### WORK TO BE COMPLETED
Your output must be the lines below from the line containing "Reproduce this chart" to the line containing "sliceShares.reduce((acc, v, i)", both lines included, reproduced exactly and without pictures.

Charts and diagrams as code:
--- START ---
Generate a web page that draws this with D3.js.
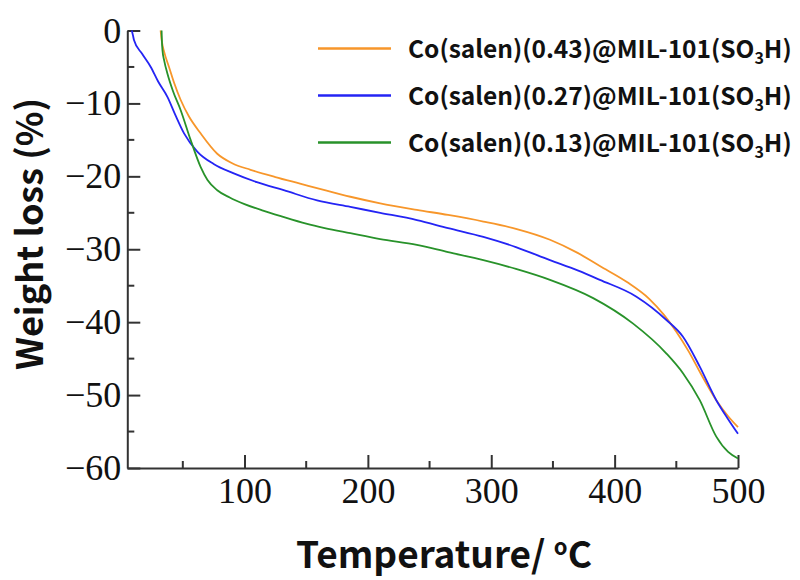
<!DOCTYPE html>
<html>
<head>
<meta charset="utf-8">
<script src="https://cdn.jsdelivr.net/npm/d3@7"></script>
<style>
  body { margin: 0; background: #fff; }
  svg { display: block; }
</style>
</head>
<body>
<div id="chart"></div>
<script>
const seriesNames = ["Co(salen)(0.43)@MIL-101(SO", "Co(salen)(0.27)@MIL-101(SO", "Co(salen)(0.13)@MIL-101(SO"];
const seriesColors = ["#f7962a", "#2424f4", "#28922a"];

// temperature (°C), weight loss (%)
const orangeT = [32, 33, 35, 38.8, 43, 48.2, 55, 64.4, 77.9, 90, 104.9, 125, 145, 165, 185.8, 210, 239.7, 265, 293.6, 320, 347.6, 370, 388, 410, 428, 440, 450, 460, 469, 482.4, 492, 500];
const orangeW = [0, -1.5, -3, -5, -7.2, -9.5, -11.8, -14.1, -16.9, -18.2, -19.1, -20.1, -21, -21.9, -22.8, -23.7, -24.6, -25.3, -26.2, -27.2, -28.7, -30.5, -32.3, -34.5, -36.8, -39, -41.3, -44, -46.8, -50.7, -52.9, -54.4];

const blueT = [8.6, 9.5, 10.4, 17, 24, 30, 37.5, 44, 51, 61.7, 75, 91.3, 110, 131.8, 158.8, 185.8, 210, 239.7, 265, 293.6, 320, 347.6, 370, 388, 417.7, 442, 455.4, 469, 482.4, 492, 500];
const blueW = [0, -0.6, -1.3, -3.2, -5, -7, -9.1, -11.6, -14.1, -16.6, -18.3, -19.6, -20.8, -21.9, -23.3, -24.2, -25, -26, -27.1, -28.3, -29.7, -31.5, -32.9, -34.2, -36.5, -39.7, -42, -46.1, -50.7, -53.3, -55.3];

const greenT = [32.8, 33, 33.5, 35, 37.5, 42, 48.2, 56.3, 64.4, 70, 77.9, 88, 100, 115, 130, 150, 165, 185.8, 210, 239.7, 265, 293.6, 320, 347.6, 382.6, 415, 442, 455.4, 469, 482.4, 492, 500];
const greenW = [0, -1.2, -2.7, -4.2, -5.9, -8.3, -10.9, -15, -18.7, -20.5, -21.9, -22.9, -23.8, -24.7, -25.5, -26.5, -27.1, -27.8, -28.6, -29.4, -30.4, -31.5, -32.7, -34.2, -36.7, -40.2, -44.3, -47, -50.7, -55.7, -57.8, -58.7];

const xTicks = [100, 200, 300, 400, 500];
const xMinor = [50, 150, 250, 350, 450];
const yTicks = [0, -10, -20, -30, -40, -50, -60];
const yMinor = [-5, -15, -25, -35, -45, -55];

const series = [
  {t: orangeT, w: orangeW},
  {t: blueT, w: blueW},
  {t: greenT, w: greenW}
];

const width = 800, height = 580;
const margin = {top: 30.5, right: 62, bottom: 112, left: 127.3};
const innerW = width - margin.left - margin.right,
      innerH = height - margin.top - margin.bottom;

const svg = d3.select("#chart").append("svg")
    .attr("width", width)
    .attr("height", height);

const g = svg.append("g")
    .attr("transform", "translate(" + margin.left + "," + margin.top + ")");

const x = d3.scaleLinear().domain([5, 500]).range([0, innerW]);
const y = d3.scaleLinear().domain([0, -60]).range([0, innerH]);

const axisColor = "#333";

// x axis, ticks pointing inward
const xAxis = g.append("g")
    .attr("transform", "translate(0," + innerH + ")")
    .call(d3.axisBottom(x).tickValues(xTicks).tickSize(-13).tickPadding(9).tickSizeOuter(0));
xAxis.append("g").selectAll("line")
    .data(xMinor)
    .enter()
    .append("line")
    .attr("x1", d => x(d)).attr("x2", d => x(d))
    .attr("y1", 0).attr("y2", -7);

const yAxis = g.append("g")
    .call(d3.axisLeft(y).tickValues(yTicks).tickSize(-13).tickPadding(6).tickSizeOuter(0));
yAxis.append("g").selectAll("line")
    .data(yMinor)
    .enter()
    .append("line")
    .attr("x1", 0).attr("x2", 7)
    .attr("y1", d => y(d)).attr("y2", d => y(d));

[xAxis, yAxis].forEach(function (a) {
    a.selectAll("path").attr("stroke", axisColor).attr("stroke-width", 2);
    a.selectAll("line").attr("stroke", axisColor).attr("stroke-width", 2);
    a.selectAll("text")
        .attr("fill", "#111")
        .style("font-family", "'Liberation Serif', 'Times New Roman', serif")
        .style("font-size", "36px");
});
xAxis.selectAll(".tick text").attr("dy", "0.71em");

const line = d3.line()
    .x(d => x(d[0]))
    .y(d => y(d[1]))
    .curve(d3.curveMonotoneX);

series.forEach(function (s, i) {
    g.append("path")
        .datum(s.t.map((t, k) => [t, s.w[k]]))
        .attr("fill", "none")
        .attr("stroke", seriesColors[i])
        .attr("stroke-width", 1.8)
        .attr("d", line);
});

// legend
const legendFont = "'Noto Sans CJK JP', 'Noto Sans', sans-serif";
const legend = svg.append("g");
seriesNames.forEach(function (name, i) {
    const ly = 48.5 + i * 47;
    legend.append("line")
        .attr("x1", 318).attr("x2", 391)
        .attr("y1", ly).attr("y2", ly)
        .attr("stroke", seriesColors[i])
        .attr("stroke-width", 2.5);
    const txt = legend.append("text")
        .attr("x", 408).attr("y", ly + 9.5)
        .style("font-family", legendFont)
        .style("font-size", "24.5px")
        .style("font-weight", "600")
        .attr("fill", "#111");
    txt.append("tspan").text(name);
    txt.append("tspan").attr("dy", 6).style("font-size", "16px").text("3");
    txt.append("tspan").attr("dy", -6).text("H)");
});

// axis titles
svg.append("text")
    .attr("transform", "translate(43,234) rotate(-90)")
    .attr("text-anchor", "middle")
    .style("font-family", legendFont)
    .style("font-weight", "bold")
    .style("font-size", "36px")
    .attr("fill", "#111")
    .text("Weight loss (%)");

const xt = svg.append("text")
    .attr("x", 444).attr("y", 568)
    .attr("text-anchor", "middle")
    .style("font-family", legendFont)
    .style("font-weight", "bold")
    .style("font-size", "37px")
    .attr("fill", "#111");
xt.append("tspan").text("Temperature/ ");
xt.append("tspan").attr("dy", -13).style("font-size", "22px").text("o");
xt.append("tspan").attr("dy", 13).text("C");
</script>
</body>
</html>
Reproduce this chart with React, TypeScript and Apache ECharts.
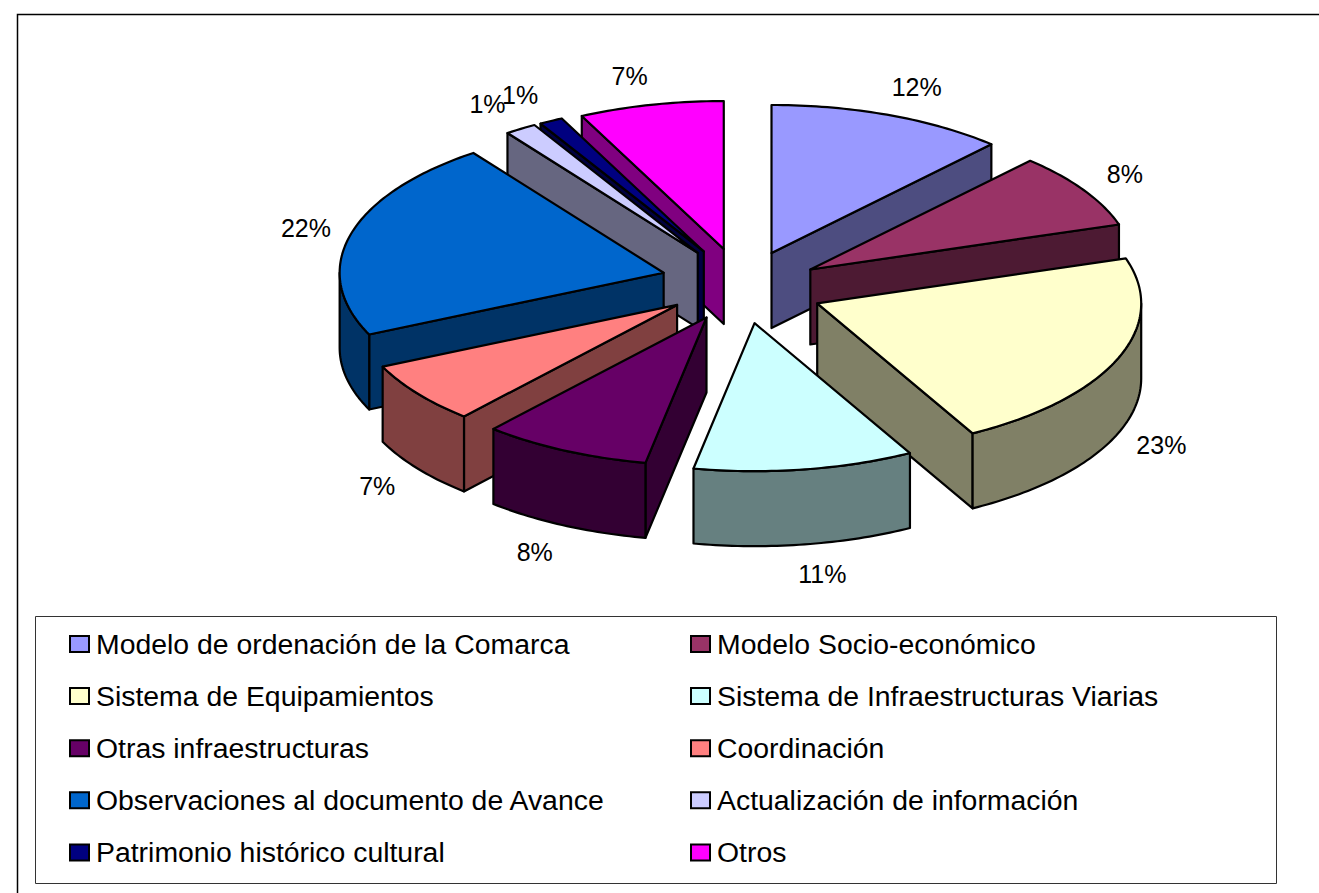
import React, { useEffect, useRef } from "react";
import * as echarts from "echarts";

const categories = [
  "Modelo de ordenación de la Comarca",
  "Modelo Socio-económico",
  "Sistema de Equipamientos",
  "Sistema de Infraestructuras Viarias",
  "Otras infraestructuras",
  "Coordinación",
  "Observaciones al documento de Avance",
  "Actualización de información",
  "Patrimonio histórico cultural",
  "Otros",
];
// Printed percentage of each slice
const percentLabels = [12, 8, 23, 11, 8, 7, 22, 1, 1, 7];
// Share of the drawn circle of each slice
const sliceShares = [12, 8.3, 22.2, 11.1, 8.5, 6.8, 22.1, 1.6, 1.2, 7.3];
const topColors = ["#9999FF", "#993366", "#FFFFCC", "#CCFFFF", "#660066", "#FF8080", "#0066CC", "#CCCCFF", "#000080", "#FF00FF"];
const wallColors = ["#4D4D80", "#4D1A33", "#808066", "#668080", "#330033", "#804040", "#003366", "#666680", "#000040", "#800080"];

const CX = 742, CY = 286, RX = 324, RY = 148, DEPTH = 75, EXPLODE = 0.25, TILT = 4;
const rad = (d: number) => (d * Math.PI) / 180;
const total = sliceShares.reduce((a, b) => a + b, 0);
const starts: number[] = [];
sliceShares.reduce((acc, v, i) => { starts[i] = acc; return acc + (v / total) * 360; }, 0);

function renderSlice(_params: any, api: any) {
  const a0 = api.value(0) as number, a1 = api.value(1) as number, pct = api.value(2) as number;
  const idx = api.value(3) as number;
  const mid = (a0 + a1) / 2;
  const sinM = Math.sin(rad(mid)), cosM = Math.cos(rad(mid));
  const ax = CX + EXPLODE * RX * sinM;
  const ay = CY - EXPLODE * RY * cosM + TILT * sinM;
  const pt = (deg: number, down = 0): number[] => [ax + RX * Math.sin(rad(deg)), ay - RY * Math.cos(rad(deg)) + down];
  const arc = (from: number, to: number, down = 0) => {
    const out: number[][] = [];
    const n = Math.max(2, Math.ceil(Math.abs(to - from)));
    for (let i = 0; i <= n; i++) out.push(pt(from + ((to - from) * i) / n, down));
    return out;
  };
  const line = { stroke: "#000", lineWidth: 2.2, lineJoin: "round" };
  const children: any[] = [];
  const wallStyle = { ...line, fill: wallColors[idx] };
  if (a0 > 180) children.push({ type: "polygon", z2: 1, shape: { points: [[ax, ay], pt(a0), pt(a0, DEPTH), [ax, ay + DEPTH]] }, style: wallStyle });
  if (a1 < 180) children.push({ type: "polygon", z2: 1, shape: { points: [[ax, ay], pt(a1), pt(a1, DEPTH), [ax, ay + DEPTH]] }, style: wallStyle });
  const f0 = Math.max(a0, 90), f1 = Math.min(a1, 270);
  if (f1 > f0) children.push({ type: "polygon", z2: 2, shape: { points: [...arc(f0, f1), ...arc(f1, f0, DEPTH)] }, style: wallStyle });
  children.push({ type: "polygon", z2: 3, shape: { points: [[ax, ay], ...arc(a0, a1)] }, style: { ...line, fill: topColors[idx] } });

  const edge = pt(mid);
  const front = cosM < 0 ? DEPTH : 0;
  children.push({
    type: "text", z2: 4,
    x: edge[0] + 45 * Math.sign(sinM) * Math.sqrt(Math.abs(sinM)),
    y: edge[1] - 30 * cosM + front,
    style: { text: pct + "%", fill: "#000", fontFamily: "Liberation Sans", fontSize: 25, align: "center", verticalAlign: "middle" },
  });
  return { type: "group", children };
}

export default function App() {
  const ref = useRef<HTMLDivElement>(null);
  useEffect(() => {
    document.body.style.margin = "0";
    const chart = echarts.init(ref.current!, undefined, { renderer: "svg" });
    const depthOrder = categories
      .map((_, i) => i)
      .sort((p, q) => Math.cos(rad(starts[q] + (sliceShares[q] / total) * 180)) - Math.cos(rad(starts[p] + (sliceShares[p] / total) * 180)));
    const legendBase = {
      orient: "vertical", top: 625, itemWidth: 19, itemHeight: 16, itemGap: 24.1, icon: "rect",
      itemStyle: { borderColor: "#000", borderWidth: 2 },
      textStyle: { fontFamily: "Liberation Sans", fontSize: 28.4, color: "#000", padding: [0, 0, 0, 2] },
      selectedMode: false,
    };
    chart.setOption({
      animation: false,
      backgroundColor: "#fff",
      graphic: [
        { type: "polyline", silent: true, shape: { points: [[1319, 14.5], [17.5, 14.5], [17.5, 893]] }, style: { stroke: "#000", lineWidth: 1.5, fill: "none" } },
        { type: "rect", silent: true, shape: { x: 35.5, y: 616.5, width: 1241, height: 267 }, style: { stroke: "#333", lineWidth: 1, fill: "none" } },
      ],
      legend: [
        { ...legendBase, left: 64, data: categories.filter((_, i) => i % 2 === 0) },
        { ...legendBase, left: 685, data: categories.filter((_, i) => i % 2 === 1) },
      ],
      series: categories.map((name, i) => ({
        type: "custom",
        name,
        coordinateSystem: "none",
        z: 2 + depthOrder.indexOf(i),
        itemStyle: { color: topColors[i] },
        renderItem: renderSlice,
        data: [[starts[i], starts[i] + (sliceShares[i] / total) * 360, percentLabels[i], i]],
      })),
    });
    return () => chart.dispose();
  }, []);
  return <div ref={ref} style={{ width: 1319, height: 893 }} />;
}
--- END ---
### FULL OUTPUT
Reproduce this chart with React, TypeScript and Apache ECharts.
import React, { useEffect, useRef } from "react";
import * as echarts from "echarts";

const categories = [
  "Modelo de ordenación de la Comarca",
  "Modelo Socio-económico",
  "Sistema de Equipamientos",
  "Sistema de Infraestructuras Viarias",
  "Otras infraestructuras",
  "Coordinación",
  "Observaciones al documento de Avance",
  "Actualización de información",
  "Patrimonio histórico cultural",
  "Otros",
];
// Printed percentage of each slice
const percentLabels = [12, 8, 23, 11, 8, 7, 22, 1, 1, 7];
// Share of the drawn circle of each slice
const sliceShares = [12, 8.3, 22.2, 11.1, 8.5, 6.8, 22.1, 1.6, 1.2, 7.3];
const topColors = ["#9999FF", "#993366", "#FFFFCC", "#CCFFFF", "#660066", "#FF8080", "#0066CC", "#CCCCFF", "#000080", "#FF00FF"];
const wallColors = ["#4D4D80", "#4D1A33", "#808066", "#668080", "#330033", "#804040", "#003366", "#666680", "#000040", "#800080"];

const CX = 742, CY = 286, RX = 324, RY = 148, DEPTH = 75, EXPLODE = 0.25, TILT = 4;
const rad = (d: number) => (d * Math.PI) / 180;
const total = sliceShares.reduce((a, b) => a + b, 0);
const starts: number[] = [];
sliceShares.reduce((acc, v, i) => { starts[i] = acc; return acc + (v / total) * 360; }, 0);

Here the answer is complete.